Archaeologists say they have found a huge ancient settlement used by the people who built Stonehenge.
Excavations at Durrington Walls, near the legendary Salisbury Plain monument, uncovered remains of ancient houses.
People seem to have occupied the sites seasonally, using them for ritual feasting and funeral ceremonies.
In ancient times, this settlement would have housed hundreds of people, making it the largest Neolithic village ever found in Britain.
“In what were houses, we have excavated the outlines on the floors of box beds and wooden dressers or cupboards,” said archaeologist Mike Parker Pearson of Sheffield University.
He said he based this on the fact that these abodes had exactly the same layout as Neolithic houses at Skara Brae in Orkney, which have survived intact because - unlike these dwellings - they were made of stone.
The researchers have excavated eight houses in total that belonged to the Durrington settlement. But they have identified many other probable dwellings using geophysical surveying equipment.

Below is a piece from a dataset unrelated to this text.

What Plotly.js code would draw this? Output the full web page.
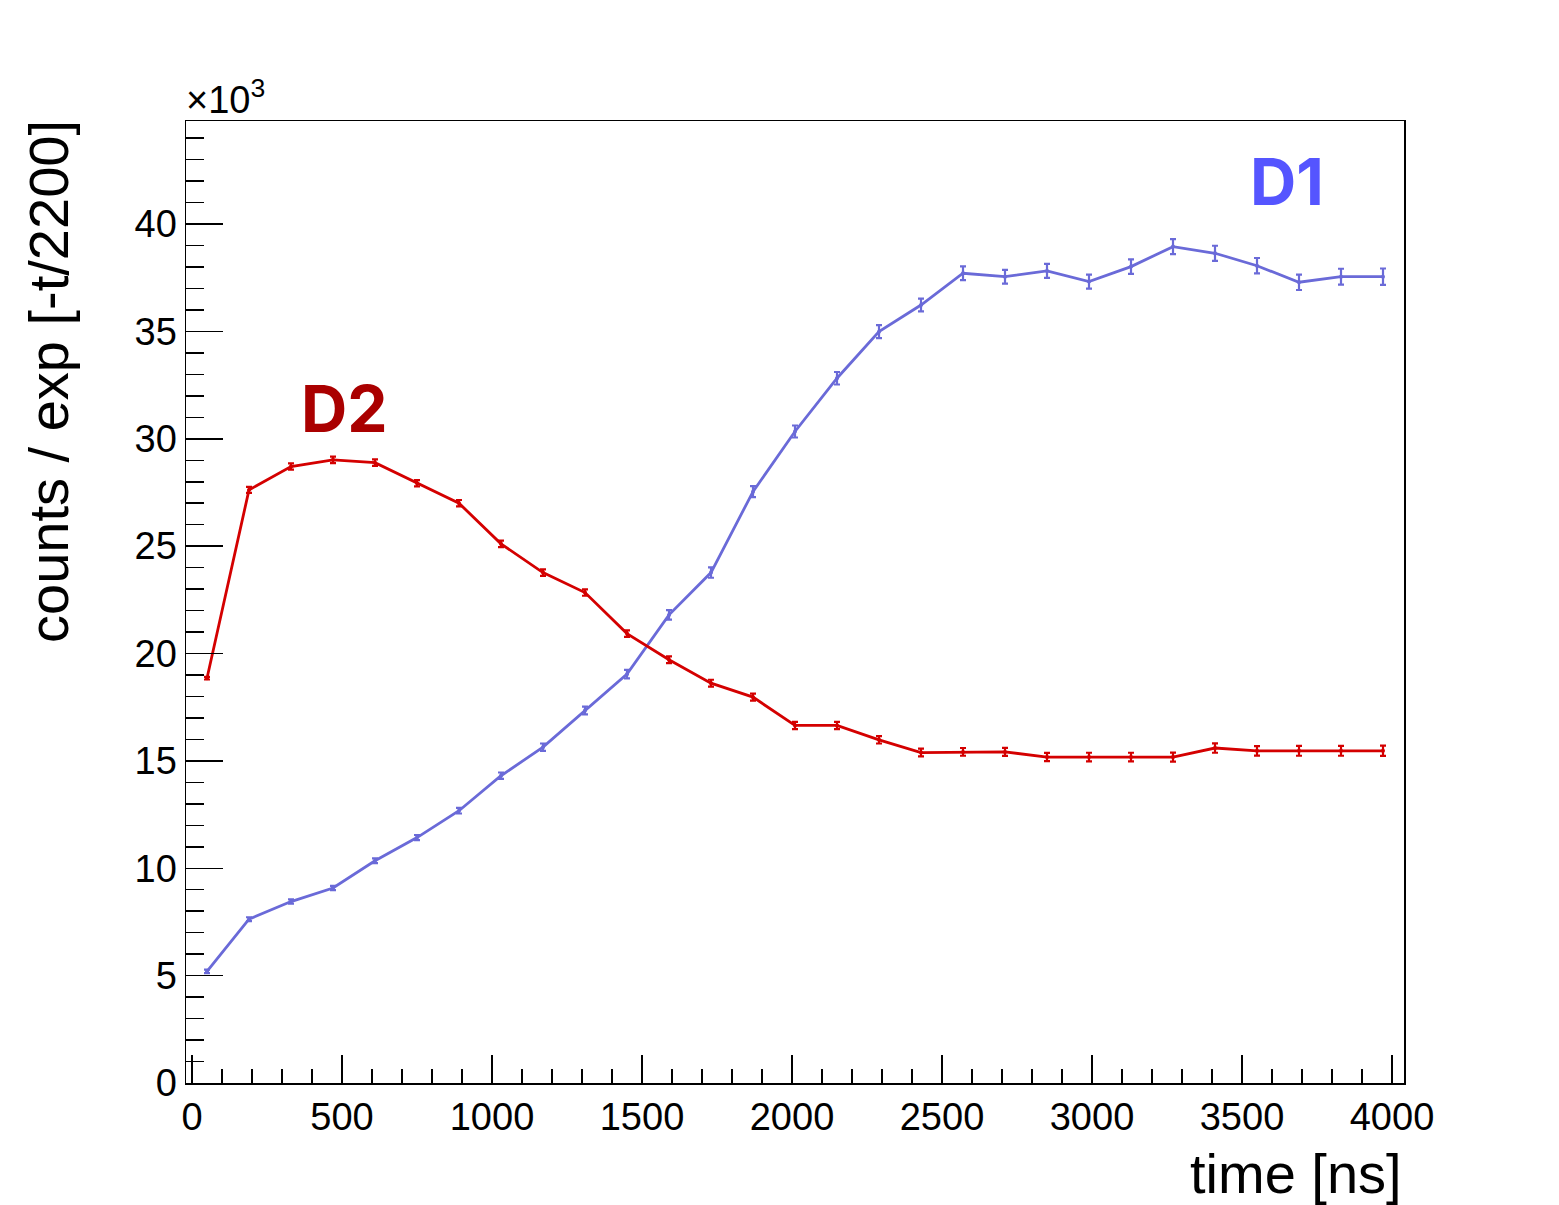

The archaeologists think there could have been at least one hundred houses.
Each one would have measured about 5m (16ft) square: “fairly pokey”, according to Professor Parker Pearson.

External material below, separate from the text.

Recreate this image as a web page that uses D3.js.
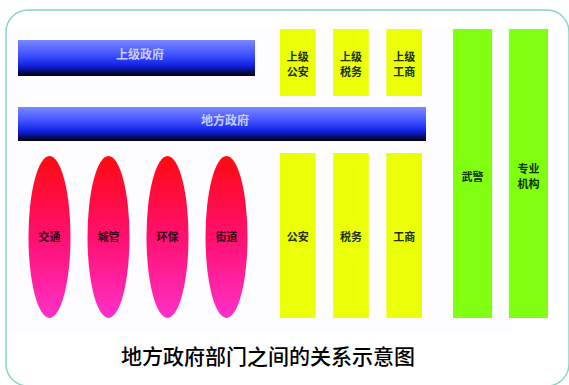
<!DOCTYPE html>
<html><head><meta charset="utf-8">
<script src="https://cdn.jsdelivr.net/npm/d3@7/dist/d3.min.js"></script>
<style>body{margin:0;background:#fff}svg{display:block}</style>
</head><body>
<script>
const govBars = ["上级政府", "地方政府"];
const govSpan = [237, 408];
const localDepts = ["交通", "城管", "环保", "街道"];
const upperDepts = ["上级\n公安", "上级\n税务", "上级\n工商"];
const lowerDepts = ["公安", "税务", "工商"];
const verticalDepts = ["武警", "专业\n机构"];
const title = "地方政府部门之间的关系示意图";

const W = 569, H = 385;
const svg = d3.select("body").append("svg").attr("width", W).attr("height", H);
const defs = svg.append("defs");
const gb = defs.append("linearGradient").attr("id","gblue").attr("x1",0).attr("y1",0).attr("x2",0).attr("y2",1);
gb.append("stop").attr("offset","0%").attr("stop-color","#7c88ff");
gb.append("stop").attr("offset","45%").attr("stop-color","#3a4cff");
gb.append("stop").attr("offset","72%").attr("stop-color","#1020e0");
gb.append("stop").attr("offset","100%").attr("stop-color","#000008");
const gr = defs.append("linearGradient").attr("id","gred").attr("x1",0).attr("y1",0).attr("x2",0).attr("y2",1);
gr.append("stop").attr("offset","0%").attr("stop-color","#ff0a10");
gr.append("stop").attr("offset","50%").attr("stop-color","#ff1070");
gr.append("stop").attr("offset","100%").attr("stop-color","#ff30c8");

// frame
svg.append("rect").attr("x",6).attr("y",10).attr("width",563).attr("height",376)
  .attr("rx",22).attr("fill","#fff").attr("stroke","#86d6c2").attr("stroke-width",1.5);
// faint picture panel
svg.append("rect").attr("x",10).attr("y",28).attr("width",502).attr("height",305).attr("fill","#fdfcff");

// gov bars
const xGov = d3.scaleLinear().domain([0, 408]).range([18, 426]);
const gg = svg.append("g");
govBars.forEach((name,i)=>{
  const y = [40,107][i], h = [36,34][i];
  gg.append("rect").attr("x",xGov(0)).attr("y",y).attr("width",xGov(govSpan[i])-xGov(0)).attr("height",h)
    .attr("fill","url(#gblue)");
  gg.append("text").attr("x",[140,225][i]).attr("y",y+h/2-2).attr("text-anchor","middle")
    .attr("dominant-baseline","middle").attr("fill","#c8ceff").attr("font-size",12).attr("font-weight","bold")
    .attr("font-family","Noto Sans CJK SC").text(name);
});

// ellipses
const xE = d3.scaleBand().domain(localDepts).range([20,256]);
const eg = svg.append("g");
eg.selectAll("ellipse").data(localDepts).join("ellipse")
  .attr("cx",d=>xE(d)+xE.bandwidth()/2).attr("cy",237).attr("rx",21).attr("ry",81)
  .attr("fill","url(#gred)");
eg.selectAll("text").data(localDepts).join("text")
  .attr("x",d=>xE(d)+xE.bandwidth()/2).attr("y",241).attr("text-anchor","middle")
  .attr("font-size",11).attr("font-weight","bold").attr("fill","#300010")
  .attr("font-family","Noto Sans CJK SC").text(d=>d);

// yellow
const xY = d3.scaleBand().domain(d3.range(3)).range([280,422]).paddingInner(0.33);
const yg = svg.append("g");
yg.selectAll("rect.u").data(upperDepts).join("rect").attr("class","u")
  .attr("x",(d,i)=>xY(i)).attr("y",29).attr("width",xY.bandwidth()).attr("height",67).attr("fill","#eaff08");
yg.selectAll("rect.l").data(lowerDepts).join("rect").attr("class","l")
  .attr("x",(d,i)=>xY(i)).attr("y",153).attr("width",xY.bandwidth()).attr("height",165).attr("fill","#eaff08");
upperDepts.forEach((d,i)=>{
  d.split("\n").forEach((t,j)=>{
    yg.append("text").attr("x",xY(i)+xY.bandwidth()/2).attr("y",61+j*15).attr("text-anchor","middle")
      .attr("font-size",11).attr("font-weight","bold").attr("fill","#203000")
      .attr("font-family","Noto Sans CJK SC").text(t);
  });
});
yg.selectAll("text.l").data(lowerDepts).join("text").attr("class","l")
  .attr("x",(d,i)=>xY(i)+xY.bandwidth()/2).attr("y",241).attr("text-anchor","middle")
  .attr("font-size",11).attr("font-weight","bold").attr("fill","#203000")
  .attr("font-family","Noto Sans CJK SC").text(d=>d);

// green
const xG = d3.scaleBand().domain(verticalDepts).range([453,548]).paddingInner(0.3);
const ggr = svg.append("g");
ggr.selectAll("rect").data(verticalDepts).join("rect")
  .attr("x",d=>xG(d)).attr("y",29).attr("width",xG.bandwidth()).attr("height",289).attr("fill","#80ff10");
verticalDepts.forEach(d=>{
  const lines = d.split("\n");
  lines.forEach((t,j)=>{
    ggr.append("text").attr("x",xG(d)+xG.bandwidth()/2).attr("y",(lines.length===1?181:173)+j*15)
      .attr("text-anchor","middle").attr("font-size",11).attr("font-weight","bold").attr("fill","#103000")
      .attr("font-family","Noto Sans CJK SC").text(t);
  });
});

// title
svg.append("text").attr("x",268).attr("y",364).attr("text-anchor","middle")
  .attr("font-size",21).attr("font-weight",500).attr("fill","#000").attr("font-family","Noto Sans CJK SC").text(title);
</script>
</body></html>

The dwellings were made of wood, with a clay floor and central hearth. The archaeologists found 4,600-year-old rubbish covering the floors of the houses.

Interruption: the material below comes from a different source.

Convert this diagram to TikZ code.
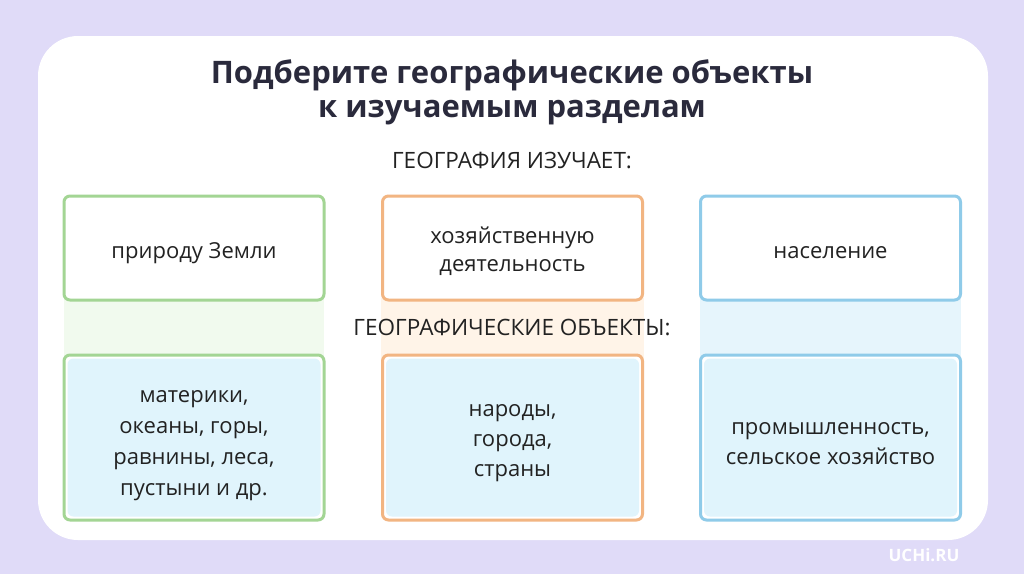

“It is the richest - by that I mean the filthiest - site of this period known in Britain,” Professor Parker Pearson told BBC News.
The Sheffield University researcher thinks the settlement was probably not lived in all year round. Instead, he believes, Stonehenge and Durrington formed a religious complex used for funerary rituals.
Professor Parker Pearson believes it drew Neolithic people from all over the region, who came for massive feasts in the midwinter, where prodigious quantities of food were consumed. The bones were then tossed on the floors of the houses.
“The rubbish isn’t your average domestic debris. There’s a lack of craft-working equipment for cleaning animal hides and no evidence for crop-processing,” he said.
“The animal bones are being thrown away half-eaten. It’s what we call a feasting assemblage. This is where they went to party - you could say it was the first free festival.”